For educators new to Montessori, Grace and Courtesy can also be one of the most practical classroom management tools—without being “management” in the controlling sense. When you teach children how to move, communicate, and collaborate, you reduce disruptions without threats. You create a room where children can function with more independence. You also reduce burnout because you aren’t constantly putting out social fires with your nervous system on high alert. The room becomes steadier because children are equipped.
If you want to strengthen Grace and Courtesy in your Montessori practice, start by treating it like curriculum. Make time for it. Repeat lessons. Role-play. Model. Practice the same way you would practice a math lesson. Don’t assume “they already know.” Don’t wait until a child messes up to teach it. Teach proactively. And when a child does mess up, respond with the mindset: a skill is missing, not a child is bad.

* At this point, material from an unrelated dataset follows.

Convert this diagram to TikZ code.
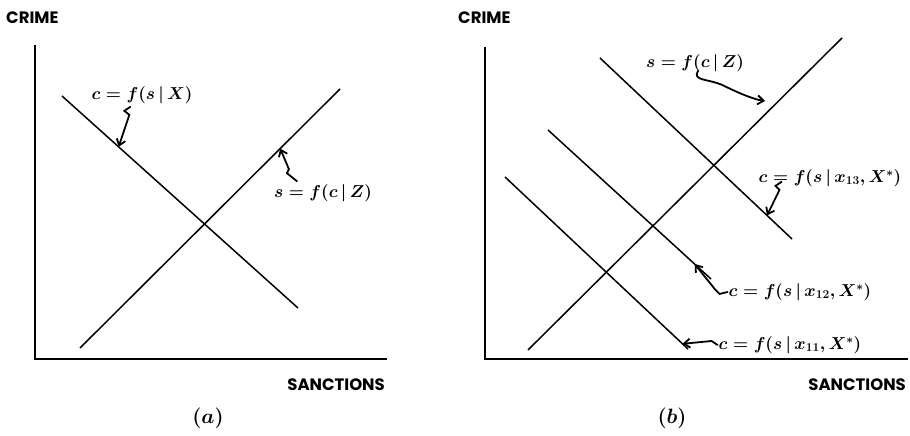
\documentclass[tikz,border=0pt]{standalone}
\usepackage{fontspec}
\setsansfont{Poppins}
\usepackage{tikz}
\usetikzlibrary{arrows.meta,calc,positioning}
\tikzset{
  axis/.style={line width=2pt},
  curve/.style={line width=1.5pt},
  tag/.style={inner sep=1pt,font=\boldmath\fontsize{17}{17}\selectfont},
  axlabel/.style={inner sep=0pt,font=\sffamily\bfseries\fontsize{16.5}{16.5}\selectfont},
  pointer/.style={line width=1.8pt,line cap=round,-{Straight Barb[length=6pt,width=9pt]}}
}
\begin{document}
\begin{tikzpicture}[x=1pt,y=1pt]
    \useasboundingbox (0,0) rectangle (910,436);
    % panel (a)
    \coordinate (oa) at (35,77);
    \coordinate (ya) at (35,391);
    \coordinate (xa) at (387,77);
    \draw[axis] (ya) -- (oa) -- (xa);
    \node[axlabel,anchor=west] (crimea) at (6,418) {CRIME};
    \node[axlabel,anchor=east] (sanca) at (385,51) {SANCTIONS};
    \node[font=\boldmath\fontsize{21}{21}\selectfont] (capa) at (208,18) {$(a)$};
    \coordinate (ca1) at (62,340);
    \coordinate (ca2) at (298,128);
    \coordinate (sa1) at (80,88);
    \coordinate (sa2) at (340,347);
    \draw[curve] (ca1) -- (ca2);
    \draw[curve] (sa1) -- (sa2);
    \node[tag] (lcX) at (142,341) {$c=f(s\,|\,X)$};
    \node[tag] (lsZa) at (323,243) {$s=f(c\,|\,Z)$};
    \coordinate (hcX) at ($(ca1)!0.24!(ca2)$);
    \coordinate (hsZa) at ($(sa1)!0.77!(sa2)$);
    \draw[pointer] ($(lcX.south west)+(40,-2)$) -- ++(-6,-4) -- ++(5,-4) -- (hcX);
    \draw[pointer] ($(lsZa.north west)+(24,2)$) -- ++(-10,8) -- ++(2,4) -- (hsZa);
    % panel (b)
    \coordinate (ob) at (485,77);
    \coordinate (yb) at (485,389);
    \coordinate (xb) at (908,77);
    \draw[axis] (yb) -- (ob) -- (xb);
    \node[axlabel,anchor=west] (crimeb) at (458,418) {CRIME};
    \node[axlabel,anchor=east] (sancb) at (906,51) {SANCTIONS};
    \node[font=\boldmath\fontsize{21}{21}\selectfont] (capb) at (672,18) {$(b)$};
    \coordinate (sb1) at (528,86);
    \coordinate (sb2) at (842,398);
    \coordinate (cc1) at (600,378);
    \coordinate (cc2) at (792,197);
    \coordinate (cm1) at (548,306);
    \coordinate (cm2) at (711,157);
    \coordinate (cl1) at (505,259);
    \coordinate (cl2) at (688,87);
    \draw[curve] (sb1) -- (sb2);
    \draw[curve] (cc1) -- (cc2);
    \draw[curve] (cm1) -- (cm2);
    \draw[curve] (cl1) -- (cl2);
    \node[tag] (lsZb) at (695,373) {$s=f(c\,|\,Z)$};
    \node[tag] (lc13) at (830,258) {$c=f(s\,|\,x_{13},X^{*})$};
    \node[tag] (lc12) at (800,144) {$c=f(s\,|\,x_{12},X^{*})$};
    \node[tag] (lc11) at (790,91) {$c=f(s\,|\,x_{11},X^{*})$};
    \coordinate (hsZb) at (765,335);
    \coordinate (hc13) at ($(cc1)!0.87!(cc2)$);
    \coordinate (hc12) at ($(cm1)!0.90!(cm2)$);
    \coordinate (hc11) at ($(cl1)!0.97!(cl2)$);
    \draw[pointer] ($(lsZb.south)+(3,2)$) .. controls +(-6,-10) and +(-14,6) .. +(24,-14) .. controls +(8,-4) and +(-14,2) .. (hsZb);
    \draw[pointer] ($(lc13.south west)+(24,6)$) -- ++(-6,-4) -- ++(4,-4) -- (hc13);
    \draw[pointer] (lc12.west) -- ++(-8,-2) -- ++(-4,4) -- (hc12);
    \draw[pointer] (lc11.west) -- ++(-6,4) -- (hc11);
\end{tikzpicture}
\end{document}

You can also broaden what you consider Grace and Courtesy. It’s not only about being polite. It’s about consent: asking before touching, not taking someone’s work, respecting no. It’s about boundaries: “I need space,” “Please stop,” “I don’t like that.” It’s about collaboration: “Do you want help?” and “No thank you.” It’s about repair: “Are you okay?” and “I’m sorry I hurt you.” These are the building blocks of a safe community.
Ultimately, Grace and Courtesy is Montessori’s daily practice of peace. It teaches children how to be free without being harmful, how to be powerful without dominating, and how to be in relationship without losing themselves. That’s not decoration. That’s revolution at child-height.
And when Montessori is done well, you can feel it: not a room full of perfect children, but a room full of children learning how to live with one another in dignity. That is practical peace work. That is Montessori without gatekeeping.